Mauricio n'est pas le seul. Depuis sa création en 1988 par une psychologue basée à Bogotá, Luz Stella Cárdenas, la Fundación Renacer a pris en charge près de 22 000 enfants et adolescents. Parmi eux, il existe de multiples exemples de réussites - des enfants victimes de violences et d'exploitation sexuelles qui sont devenus des professionnels accomplis - que ce soit des chef cuisiniers, des avocats, des médecins ou des comptables.
Avec l'afflux de réfugiés et de migrants vénézuéliens qui ont fui les pénuries de nourriture et de médicaments, l'inflation galopante et l'insécurité généralisée dans leurs pays, le profil des personnes accueillies par la Fondation a changé ces dernières années. Sur près de 40 enfants qui vivent actuellement dans le nouveau foyer géré par l'organisation dans la région frontalière de La Guajira, environ la moitié sont vénézuéliens - certains ont été contraints à l'exploitation sexuelle en raison de la pauvreté extrême, d'autres ont été victimes de réseaux de traite des êtres humains.
« C'était une situation absolument atroce », explique Mayerlín, la directrice du foyer, et elle espère aider les enfants vénézuéliens à avoir un avenir aussi prometteur que la plupart des nombreux Colombiens victimes de violences sexuelles qui les ont précédés à la Fondation.
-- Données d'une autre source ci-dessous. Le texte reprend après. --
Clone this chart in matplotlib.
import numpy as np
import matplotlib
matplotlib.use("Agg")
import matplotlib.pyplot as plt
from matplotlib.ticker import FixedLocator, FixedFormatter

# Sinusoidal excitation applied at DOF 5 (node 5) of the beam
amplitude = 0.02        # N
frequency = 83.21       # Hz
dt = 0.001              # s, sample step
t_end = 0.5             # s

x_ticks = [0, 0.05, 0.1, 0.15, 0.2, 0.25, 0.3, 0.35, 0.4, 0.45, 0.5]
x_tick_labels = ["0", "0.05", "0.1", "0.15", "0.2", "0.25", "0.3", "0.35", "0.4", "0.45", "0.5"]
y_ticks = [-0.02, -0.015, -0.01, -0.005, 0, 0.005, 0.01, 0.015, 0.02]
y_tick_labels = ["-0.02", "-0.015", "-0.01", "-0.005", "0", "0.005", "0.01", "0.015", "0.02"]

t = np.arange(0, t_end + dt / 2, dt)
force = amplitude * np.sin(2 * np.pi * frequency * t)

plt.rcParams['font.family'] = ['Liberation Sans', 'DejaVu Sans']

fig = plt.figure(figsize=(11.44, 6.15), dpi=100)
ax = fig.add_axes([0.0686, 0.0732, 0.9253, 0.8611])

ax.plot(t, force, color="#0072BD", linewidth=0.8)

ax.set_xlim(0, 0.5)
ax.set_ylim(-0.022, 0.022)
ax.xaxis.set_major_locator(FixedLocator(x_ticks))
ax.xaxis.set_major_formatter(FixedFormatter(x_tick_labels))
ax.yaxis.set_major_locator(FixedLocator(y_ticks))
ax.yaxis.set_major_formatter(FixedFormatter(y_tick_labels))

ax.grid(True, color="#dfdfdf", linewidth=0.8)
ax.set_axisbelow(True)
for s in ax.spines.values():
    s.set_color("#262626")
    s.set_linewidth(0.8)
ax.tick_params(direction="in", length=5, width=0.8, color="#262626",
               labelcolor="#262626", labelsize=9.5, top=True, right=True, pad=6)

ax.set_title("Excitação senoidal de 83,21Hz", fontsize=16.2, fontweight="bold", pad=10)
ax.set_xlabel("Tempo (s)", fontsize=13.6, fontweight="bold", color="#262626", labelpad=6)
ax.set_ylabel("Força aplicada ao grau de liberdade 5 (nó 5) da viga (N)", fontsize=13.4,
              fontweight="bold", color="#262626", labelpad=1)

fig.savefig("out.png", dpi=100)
Juana*, une jeune Colombienne de 26 ans ayant passé cinq ans à la Fundación Renacer après avoir fui une vie familiale tourmentée à l'âge de 12 ans avant de sombrer dans une vie d'exploitation sexuelle et d'échapper de peu à la traite par un réseau criminel, raconte qu'elle est sortie complètement transformée du foyer.
« Je n'étais plus cette enfant qui avait été exploitée sexuellement », déclare-t-elle. « J'étais devenue une toute autre personne. »
*Les noms ont été modifiés pour des raisons de protection.